§ What to do
Return all of the data exactly, with nothing left out but the pictures.

§ Dataset excerpt
****************************************
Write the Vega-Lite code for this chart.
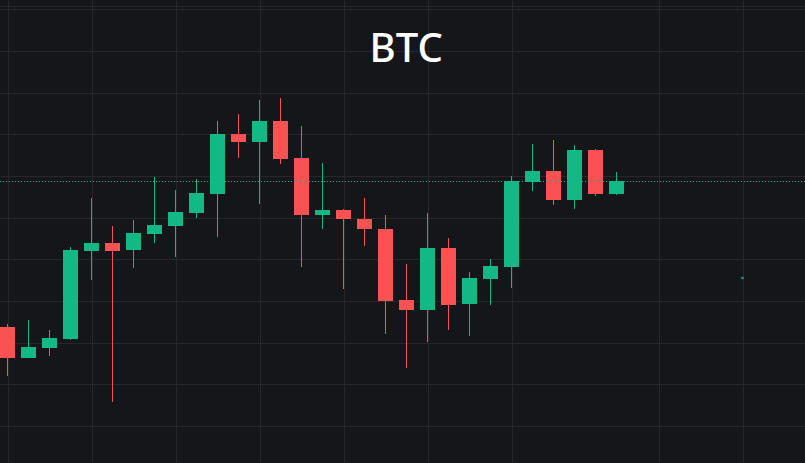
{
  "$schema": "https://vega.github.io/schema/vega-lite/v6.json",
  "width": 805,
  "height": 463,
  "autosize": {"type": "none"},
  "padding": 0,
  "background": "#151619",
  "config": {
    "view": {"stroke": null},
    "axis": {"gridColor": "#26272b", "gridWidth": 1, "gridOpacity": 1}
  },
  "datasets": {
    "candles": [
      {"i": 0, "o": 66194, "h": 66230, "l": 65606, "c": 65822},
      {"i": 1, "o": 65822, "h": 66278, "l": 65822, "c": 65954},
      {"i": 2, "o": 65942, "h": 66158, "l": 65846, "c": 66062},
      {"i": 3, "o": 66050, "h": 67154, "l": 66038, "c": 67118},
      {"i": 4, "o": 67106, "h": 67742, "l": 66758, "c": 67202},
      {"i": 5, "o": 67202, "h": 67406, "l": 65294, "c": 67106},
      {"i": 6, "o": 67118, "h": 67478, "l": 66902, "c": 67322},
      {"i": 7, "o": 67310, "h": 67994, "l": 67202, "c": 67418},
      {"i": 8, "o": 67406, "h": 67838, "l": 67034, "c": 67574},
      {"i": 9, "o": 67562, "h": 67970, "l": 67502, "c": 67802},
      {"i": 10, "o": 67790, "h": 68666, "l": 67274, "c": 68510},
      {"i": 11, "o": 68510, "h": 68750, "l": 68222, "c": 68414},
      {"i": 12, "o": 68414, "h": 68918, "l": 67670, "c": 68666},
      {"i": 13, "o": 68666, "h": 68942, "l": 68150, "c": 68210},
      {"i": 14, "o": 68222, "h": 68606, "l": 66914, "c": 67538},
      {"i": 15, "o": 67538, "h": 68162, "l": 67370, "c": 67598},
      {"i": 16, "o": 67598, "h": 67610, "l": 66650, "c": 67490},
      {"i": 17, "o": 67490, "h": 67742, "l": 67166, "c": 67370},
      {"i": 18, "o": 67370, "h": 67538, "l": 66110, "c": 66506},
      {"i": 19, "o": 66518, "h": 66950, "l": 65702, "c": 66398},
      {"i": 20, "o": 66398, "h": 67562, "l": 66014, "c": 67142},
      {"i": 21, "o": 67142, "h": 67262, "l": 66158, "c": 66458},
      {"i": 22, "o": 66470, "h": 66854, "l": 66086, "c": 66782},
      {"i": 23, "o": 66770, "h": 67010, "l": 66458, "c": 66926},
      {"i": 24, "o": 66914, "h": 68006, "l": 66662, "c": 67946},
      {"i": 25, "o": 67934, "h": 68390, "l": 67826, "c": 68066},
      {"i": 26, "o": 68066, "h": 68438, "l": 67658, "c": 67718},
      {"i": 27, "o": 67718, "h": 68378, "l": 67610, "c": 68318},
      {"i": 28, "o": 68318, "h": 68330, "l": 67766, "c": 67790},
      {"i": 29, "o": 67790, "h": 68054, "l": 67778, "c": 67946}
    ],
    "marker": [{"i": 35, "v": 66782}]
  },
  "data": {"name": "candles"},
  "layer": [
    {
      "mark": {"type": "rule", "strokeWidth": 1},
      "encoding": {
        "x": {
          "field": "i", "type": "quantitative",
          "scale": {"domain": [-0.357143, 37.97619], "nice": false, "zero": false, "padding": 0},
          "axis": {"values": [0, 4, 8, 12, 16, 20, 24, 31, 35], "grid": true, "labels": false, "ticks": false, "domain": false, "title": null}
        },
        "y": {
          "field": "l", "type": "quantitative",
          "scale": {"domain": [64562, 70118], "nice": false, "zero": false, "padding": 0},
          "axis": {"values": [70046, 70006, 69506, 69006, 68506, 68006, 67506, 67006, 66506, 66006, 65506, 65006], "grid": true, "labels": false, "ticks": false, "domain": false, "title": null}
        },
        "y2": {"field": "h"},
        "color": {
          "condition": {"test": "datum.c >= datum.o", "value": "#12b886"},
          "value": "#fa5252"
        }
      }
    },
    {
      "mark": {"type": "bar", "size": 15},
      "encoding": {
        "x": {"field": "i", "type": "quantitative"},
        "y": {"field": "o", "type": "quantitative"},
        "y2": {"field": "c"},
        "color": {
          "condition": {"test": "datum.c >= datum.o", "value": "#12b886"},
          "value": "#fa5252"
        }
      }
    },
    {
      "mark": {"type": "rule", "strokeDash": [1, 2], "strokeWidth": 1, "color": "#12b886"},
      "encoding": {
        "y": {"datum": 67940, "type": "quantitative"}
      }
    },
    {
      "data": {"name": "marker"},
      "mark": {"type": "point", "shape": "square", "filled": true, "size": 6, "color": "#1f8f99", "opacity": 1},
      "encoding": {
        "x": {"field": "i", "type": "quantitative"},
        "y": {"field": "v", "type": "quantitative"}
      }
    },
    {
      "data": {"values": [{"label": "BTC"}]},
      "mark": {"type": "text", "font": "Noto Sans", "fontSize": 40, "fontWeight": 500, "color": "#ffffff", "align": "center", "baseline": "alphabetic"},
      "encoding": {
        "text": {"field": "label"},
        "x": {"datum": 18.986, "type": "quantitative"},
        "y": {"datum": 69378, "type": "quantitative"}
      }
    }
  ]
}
****************************************
§ Full output
Write the Vega-Lite code for this chart.
{
  "$schema": "https://vega.github.io/schema/vega-lite/v6.json",
  "width": 805,
  "height": 463,
  "autosize": {"type": "none"},
  "padding": 0,
  "background": "#151619",
  "config": {
    "view": {"stroke": null},
    "axis": {"gridColor": "#26272b", "gridWidth": 1, "gridOpacity": 1}
  },
  "datasets": {
    "candles": [
      {"i": 0, "o": 66194, "h": 66230, "l": 65606, "c": 65822},
      {"i": 1, "o": 65822, "h": 66278, "l": 65822, "c": 65954},
      {"i": 2, "o": 65942, "h": 66158, "l": 65846, "c": 66062},
      {"i": 3, "o": 66050, "h": 67154, "l": 66038, "c": 67118},
      {"i": 4, "o": 67106, "h": 67742, "l": 66758, "c": 67202},
      {"i": 5, "o": 67202, "h": 67406, "l": 65294, "c": 67106},
      {"i": 6, "o": 67118, "h": 67478, "l": 66902, "c": 67322},
      {"i": 7, "o": 67310, "h": 67994, "l": 67202, "c": 67418},
      {"i": 8, "o": 67406, "h": 67838, "l": 67034, "c": 67574},
      {"i": 9, "o": 67562, "h": 67970, "l": 67502, "c": 67802},
      {"i": 10, "o": 67790, "h": 68666, "l": 67274, "c": 68510},
      {"i": 11, "o": 68510, "h": 68750, "l": 68222, "c": 68414},
      {"i": 12, "o": 68414, "h": 68918, "l": 67670, "c": 68666},
      {"i": 13, "o": 68666, "h": 68942, "l": 68150, "c": 68210},
      {"i": 14, "o": 68222, "h": 68606, "l": 66914, "c": 67538},
      {"i": 15, "o": 67538, "h": 68162, "l": 67370, "c": 67598},
      {"i": 16, "o": 67598, "h": 67610, "l": 66650, "c": 67490},
      {"i": 17, "o": 67490, "h": 67742, "l": 67166, "c": 67370},
      {"i": 18, "o": 67370, "h": 67538, "l": 66110, "c": 66506},
      {"i": 19, "o": 66518, "h": 66950, "l": 65702, "c": 66398},
      {"i": 20, "o": 66398, "h": 67562, "l": 66014, "c": 67142},
      {"i": 21, "o": 67142, "h": 67262, "l": 66158, "c": 66458},
      {"i": 22, "o": 66470, "h": 66854, "l": 66086, "c": 66782},
      {"i": 23, "o": 66770, "h": 67010, "l": 66458, "c": 66926},
      {"i": 24, "o": 66914, "h": 68006, "l": 66662, "c": 67946},
      {"i": 25, "o": 67934, "h": 68390, "l": 67826, "c": 68066},
      {"i": 26, "o": 68066, "h": 68438, "l": 67658, "c": 67718},
      {"i": 27, "o": 67718, "h": 68378, "l": 67610, "c": 68318},
      {"i": 28, "o": 68318, "h": 68330, "l": 67766, "c": 67790},
      {"i": 29, "o": 67790, "h": 68054, "l": 67778, "c": 67946}
    ],
    "marker": [{"i": 35, "v": 66782}]
  },
  "data": {"name": "candles"},
  "layer": [
    {
      "mark": {"type": "rule", "strokeWidth": 1},
      "encoding": {
        "x": {
          "field": "i", "type": "quantitative",
          "scale": {"domain": [-0.357143, 37.97619], "nice": false, "zero": false, "padding": 0},
          "axis": {"values": [0, 4, 8, 12, 16, 20, 24, 31, 35], "grid": true, "labels": false, "ticks": false, "domain": false, "title": null}
        },
        "y": {
          "field": "l", "type": "quantitative",
          "scale": {"domain": [64562, 70118], "nice": false, "zero": false, "padding": 0},
          "axis": {"values": [70046, 70006, 69506, 69006, 68506, 68006, 67506, 67006, 66506, 66006, 65506, 65006], "grid": true, "labels": false, "ticks": false, "domain": false, "title": null}
        },
        "y2": {"field": "h"},
        "color": {
          "condition": {"test": "datum.c >= datum.o", "value": "#12b886"},
          "value": "#fa5252"
        }
      }
    },
    {
      "mark": {"type": "bar", "size": 15},
      "encoding": {
        "x": {"field": "i", "type": "quantitative"},
        "y": {"field": "o", "type": "quantitative"},
        "y2": {"field": "c"},
        "color": {
          "condition": {"test": "datum.c >= datum.o", "value": "#12b886"},
          "value": "#fa5252"
        }
      }
    },
    {
      "mark": {"type": "rule", "strokeDash": [1, 2], "strokeWidth": 1, "color": "#12b886"},
      "encoding": {
        "y": {"datum": 67940, "type": "quantitative"}
      }
    },
    {
      "data": {"name": "marker"},
      "mark": {"type": "point", "shape": "square", "filled": true, "size": 6, "color": "#1f8f99", "opacity": 1},
      "encoding": {
        "x": {"field": "i", "type": "quantitative"},
        "y": {"field": "v", "type": "quantitative"}
      }
    },
    {
      "data": {"values": [{"label": "BTC"}]},
      "mark": {"type": "text", "font": "Noto Sans", "fontSize": 40, "fontWeight": 500, "color": "#ffffff", "align": "center", "baseline": "alphabetic"},
      "encoding": {
        "text": {"field": "label"},
        "x": {"datum": 18.986, "type": "quantitative"},
        "y": {"datum": 69378, "type": "quantitative"}
      }
    }
  ]
}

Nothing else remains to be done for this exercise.